O tinhoso cumprimentava toda a gente com ilusória predilecção. Parecia conhecer há muito o meu avô, há menos o meu pai. Eu parecia-lhe sempre novo por mais vezes que lá tivesse ido. Perguntava o meu nome, separava-me os caracóis do cabelo com uma mão de preto fluorescente de óleo que ao lado escorria de um carro para um alguidar e depois para o esgoto, deixando pingas no chão de cimento, pingas que tatuam, que jamais dali saem.

O demónio tinha sempre as partes das coisas antes inteiras. Das poucas vezes que não, descansava o cliente, arranjá-las-ia quanto antes noutro lado, como se encomendasse os desastres ou ele mesmo os provocasse. Para vender os azares e as tristezas dos outros aos bocados que, então sem pensarmos nisso, ele trazia até nós como dádivas.

Thursday, August 2, 2007

Morte aos pinguins


Voltando aos animais, tema em mim recorrente. Se um dia eu for estudado em faculdades – o que me parece improvável a não ser que a minha família doe o meu cadáver à ciência – irão referir-se a mim e aos meus textos como aquele que falava de animais.
Pinguins.
O pinguim é um bicho que desperta simpatia a qualquer que seja a mulher e a cerca de 80 por cento dos homens. O pinguim hipnotiza por razões que ainda não foram apuradas. O estado de queridismo – deriva de querido – em que a generalidade dos pinguins se encontra é um dos mistérios da fauna.
É por isso que reduzi-lo ao ridículo, ainda que também eu nutra por ele simpatia, me parece interessante. Vejamos: começa por ser ave não voadora, o que é quase como um cão que não ladra ou um gato com vertigens. Eu sei que há mais aves que não voam, mas não é sobre elas que falamos.
É, ainda, um totó.

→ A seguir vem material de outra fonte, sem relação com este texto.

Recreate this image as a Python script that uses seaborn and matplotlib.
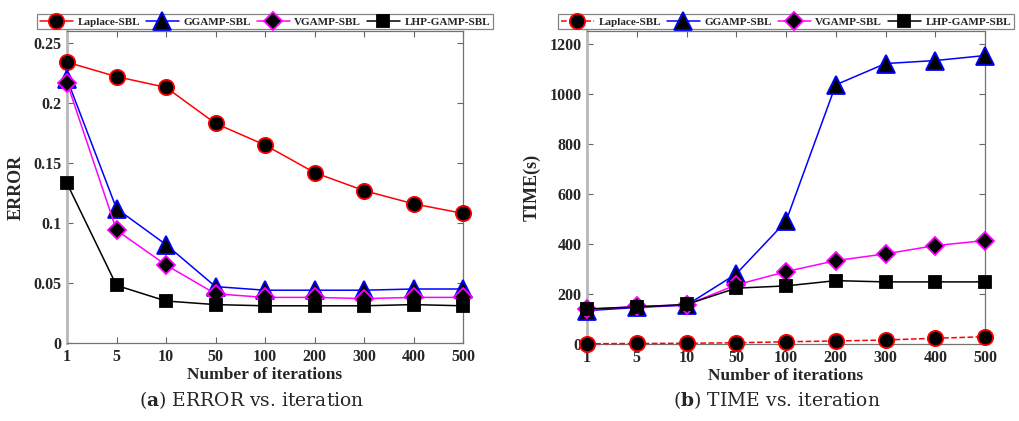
import numpy as np
import pandas as pd
import matplotlib
matplotlib.use('Agg')
import matplotlib.pyplot as plt
import seaborn as sns

# Data
iterations = ['1', '5', '10', '50', '100', '200', '300', '400', '500']
methods = ['Laplace-SBL', 'GGAMP-SBL', 'VGAMP-SBL', 'LHP-GAMP-SBL']

error_laplace = [0.234, 0.222, 0.213, 0.183, 0.165, 0.142, 0.127, 0.116, 0.108]
error_ggamp = [0.220, 0.112, 0.082, 0.047, 0.044, 0.044, 0.044, 0.045, 0.045]
error_vgamp = [0.217, 0.094, 0.065, 0.041, 0.038, 0.038, 0.037, 0.038, 0.038]
error_lhp = [0.133, 0.048, 0.035, 0.032, 0.031, 0.031, 0.031, 0.032, 0.031]

time_laplace = [1, 2, 3, 5, 9, 12, 16, 23, 29]
time_ggamp = [133, 146, 155, 280, 490, 1035, 1120, 1132, 1152]
time_vgamp = [138, 150, 156, 236, 289, 333, 360, 393, 413]
time_lhp = [140, 148, 158, 223, 232, 253, 248, 248, 248]

sns.set_style('ticks')
plt.rcParams['font.family'] = ['Liberation Serif', 'DejaVu Serif']
plt.rcParams['font.weight'] = 'bold'
plt.rcParams['mathtext.fontset'] = 'dejavuserif'

styles = {
    'Laplace-SBL': dict(color='red', marker='o', markeredgecolor='red', markersize=11),
    'GGAMP-SBL': dict(color='blue', marker='^', markeredgecolor='blue', markersize=13),
    'VGAMP-SBL': dict(color='magenta', marker='D', markeredgecolor='magenta', markersize=9),
    'LHP-GAMP-SBL': dict(color='black', marker='s', markeredgecolor='black', markersize=8.5),
}

fig = plt.figure(figsize=(10.19, 4.21), dpi=100)
ax1 = fig.add_axes([67 / 1019, 78 / 421, 396 / 1019, 312 / 421])
ax2 = fig.add_axes([587 / 1019, 77 / 421, 398 / 1019, 313 / 421])

x = np.arange(len(iterations))


def draw(ax, series, dashed_first=False):
    for name, vals in zip(methods, series):
        st = styles[name]
        ls = '--' if (dashed_first and name == 'Laplace-SBL') else '-'
        sns.lineplot(x=x, y=vals, ax=ax, label=name, linestyle=ls,
                     color=st['color'], marker=st['marker'],
                     markersize=st['markersize'], markerfacecolor='black',
                     markeredgecolor=st['markeredgecolor'], markeredgewidth=1.3,
                     linewidth=1.1, clip_on=False, zorder=3)
    ax.set_xlim(0, len(iterations) - 1)
    ax.set_xticks(x)
    ax.set_xticklabels(iterations)
    ax.tick_params(direction='in', top=True, right=True, labelsize=11.5,
                   length=4, color='0.4', pad=4)
    for s in ['top', 'right', 'bottom']:
        ax.spines[s].set_color('0.45')
        ax.spines[s].set_linewidth(0.9)
    ax.spines['left'].set_color('0.72')
    ax.spines['left'].set_linewidth(2)
    ax.set_xlabel('Number of iterations', fontsize=12.5, fontweight='bold', labelpad=2)
    ax.legend(loc='lower center', bbox_to_anchor=(0.5, 1.0), ncol=4,
              prop={'size': 8, 'weight': 'bold'}, frameon=True, fancybox=False,
              edgecolor='0.4', borderpad=0.25, handlelength=3.0,
              handletextpad=0.4, columnspacing=0.5, borderaxespad=0.15)
    ax.get_legend().get_frame().set_linewidth(0.9)


draw(ax1, [error_laplace, error_ggamp, error_vgamp, error_lhp])
ax1.set_ylim(0, 0.26)
ax1.set_yticks([0, 0.05, 0.1, 0.15, 0.2, 0.25])
ax1.set_yticklabels(['0', '0.05', '0.1', '0.15', '0.2', '0.25'])
ax1.set_ylabel('ERROR', fontsize=13, fontweight='bold', labelpad=6)

draw(ax2, [time_laplace, time_ggamp, time_vgamp, time_lhp], dashed_first=True)
ax2.set_ylim(0, 1250)
ax2.set_yticks([0, 200, 400, 600, 800, 1000, 1200])
ax2.set_ylabel('TIME(s)', fontsize=13, fontweight='bold', labelpad=6)
for ax in (ax1, ax2):
    for lab in ax.get_xticklabels() + ax.get_yticklabels():
        lab.set_fontweight('bold')

fig.text(252 / 1019, 21 / 421, r'($\mathbf{a}$) ERROR vs. iteration', ha='center', va='center',
         fontsize=13.5, fontweight='normal', family='DejaVu Serif')
fig.text(777 / 1019, 21 / 421, r'($\mathbf{b}$) TIME vs. iteration', ha='center', va='center',
         fontsize=13.5, fontweight='normal', family='DejaVu Serif')

fig.savefig('out.png', dpi=100)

Fica a chocar os ovos enquanto a respectiva vai para o bem bom, nadar, à procura de alimento.
Termino com uma lista de espécies que não deixa dúvidas sobre a palermice: pinguim-imperador, pinguim-rei, pinguim de Adélia, pinguim-de-barbicha, pinguim-saltador-de-rocha, pinguim-macaroni, pinguim-azul, pinguim de Magalhães.
Para não falar do próprio nome: pinguim, que me soa espirro e me deixa uma sensação de comichão no nariz.
Que será dos pinguins quando gelo do planeta derreter? Lá terão de ir todos para cima dos frigoríficos, pois. Eu tenho lá um em casa, daqueles grandes, combinado. Ainda sou gajo para salvar quatro ou cinco, vá.